Особенно много тревог и огорчений приходилось испытывать архиепископу Иоанну от частых ссор новгородцев с великим князем и с митрополитом Киприяном. В 1389 г. 9 мая скончался великий князь Димитрий Иоаннович; престол великокняжеский занял сын его Василий. Следуя политике своих предков, он считал Новгород своим наследственным достоянием и потому при восшествии на престол был в раздоре с гордым народом Новгородским. Дело шло о чести или обряде. «Мы рады повиноваться князю Московскому, – говорили новгородцы, – только прежде напишем условия как люди вольные». Сии условия, по обыкновению, состояли в определении прав княжеских и народных. Василий не захотел спорить и в присутствии бояр Новгородских в Москве, утвердив печатию договорную грамоту, отправил к ним в наместники вельможу московского, Евстафия Сыту. Дело, по-видимому, удалось.
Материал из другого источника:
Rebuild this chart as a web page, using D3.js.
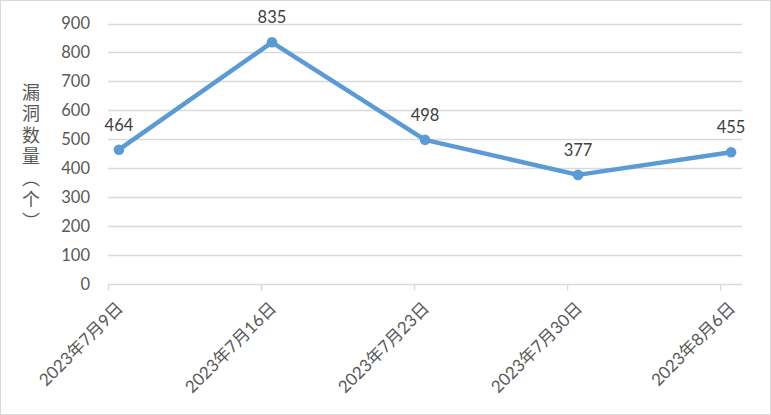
<!DOCTYPE html>
<html><head><meta charset="utf-8">
<script src="https://cdn.jsdelivr.net/npm/d3@7"></script>
<style>
html,body{margin:0;padding:0;background:#fff;}
svg text{font-family:"Lato","Noto Sans CJK SC",sans-serif;fill:#595959;}
</style></head>
<body>
<script>
const categories = ["2023年7月9日","2023年7月16日","2023年7月23日","2023年7月30日","2023年8月6日"];
const dayOffsets = [0, 7, 14, 21, 28];
const values = [464, 835, 498, 377, 455];
const yTicks = [0,100,200,300,400,500,600,700,800,900];
const yTitle = "漏洞数量（个）";

(function(){
const W = 771, H = 415;
const svg = d3.select("body").append("svg").attr("width", W).attr("height", H);
svg.append("rect").attr("x",0.5).attr("y",0.5).attr("width",W-1).attr("height",H-1)
  .attr("fill","#fff").attr("stroke","#d9d9d9");

const pl = 108, pr = 742, pt = 23.5, pb = 284;
const x = d3.scaleLinear().domain([0, 29]).range([pl, pr]);
const y = d3.scaleLinear().domain([0, 900]).range([pb, pt]);

svg.append("g").selectAll("line").data(yTicks.filter(d=>d>0)).join("line")
  .attr("x1", pl).attr("x2", pr)
  .attr("y1", d=>Math.round(y(d))+0.5).attr("y2", d=>Math.round(y(d))+0.5)
  .attr("stroke","#d9d9d9").attr("stroke-width",1.3);

const yAxis = d3.axisLeft(y).tickValues(yTicks).tickSize(0).tickPadding(0);
const yg = svg.append("g").attr("transform",`translate(${pl-18},0)`).call(yAxis);
yg.select(".domain").remove();
yg.selectAll("text").attr("font-size","16.5px").attr("fill","#595959")
  .style("font-family",'"Lato","Noto Sans CJK SC",sans-serif');

const xAxis = d3.axisBottom(x).tickValues(dayOffsets).tickSize(6).tickFormat("");
const xg = svg.append("g").attr("transform",`translate(0,${Math.round(pb)+0.5})`).call(xAxis);
xg.select(".domain").attr("stroke","#d9d9d9").attr("stroke-width",1.3).attr("d",`M${pl},0H${pr}`);
xg.selectAll(".tick line").attr("stroke","#d9d9d9").attr("stroke-width",1.3);

svg.append("g").selectAll("text").data(categories).join("text")
  .attr("transform",(d,i)=>`translate(${x(dayOffsets[i]+0.5)+1},${305}) rotate(-45)`)
  .attr("text-anchor","end").attr("dy","0.35em")
  .attr("font-size","17px").text(d=>d);

svg.append("text").attr("x",31).attr("y",83)
  .attr("font-size","18px").style("writing-mode","vertical-rl")
  .attr("letter-spacing","3.5px").style("font-family",'"Noto Sans CJK SC",sans-serif')
  .text(yTitle);

const line = d3.line().x((d,i)=>x(dayOffsets[i]+0.5)).y(d=>y(d));
svg.append("path").datum(values).attr("d",line).attr("fill","none")
  .attr("stroke","#5b9bd5").attr("stroke-width",4.5).attr("stroke-linejoin","round");
svg.append("g").selectAll("circle").data(values).join("circle")
  .attr("cx",(d,i)=>x(dayOffsets[i]+0.5)).attr("cy",d=>y(d)).attr("r",5.3)
  .attr("fill","#5b9bd5");

svg.append("g").selectAll("text").data(values).join("text")
  .attr("x",(d,i)=>x(dayOffsets[i]+0.5)).attr("y",d=>y(d)-19)
  .attr("text-anchor","middle").attr("font-size","16.5px").style("fill","#404040")
  .text(d=>d);
})();
</script>
</body></html>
В феврале 1391 г. прибыл в Новгород митрополит Киприян с владыкою Рязанским и был встречен архиепископом Иоанном с пышными обрядами у Святого Спаса на Ильине улице. Отсюда митрополит торжественно, в сопровождении своей многочисленной свиты, шел пешим сквозь Торг через Великий мост к Святой Софии, где совершил литургию со всем собором, а после литургии велегласно учил народ с амвона. Чиновники новгородские, в знак особенного уважения, от имени всего города подарили ему многие дворы у Св. Предтечи и на Чудинцове улице. «Две недели пировали» они у архиепископа Иоанна, который также честил его многими дарами. «Другую литургию митрополит совершал у св. Николы на княжем дворе, а третью на сбор у Святой Софии». Но это дружелюбие изменилось, когда митрополит в собрании граждан объявил, чтобы они, следуя древнему обыкновению, относились к нему в делах судных, как и к прежним митрополитам. Посадник, тысяцкий и все новгородцы ответствовали единогласно: «Господине, о суду есмя крест целовали и грамоту списали промежи себе крестную, что к митрополиту не зватися». «Грех большой вы приняли на себя, – сказал им митрополит, – но дайте грамоту, яз печать урву и целование с вас снимаю». «Наши же, – замечает летописец, – за то слово не нялися, и митрополит поехал из Новгорода по сборе на 3 день, а на владыку и весь Новгород великое нелюбие держа».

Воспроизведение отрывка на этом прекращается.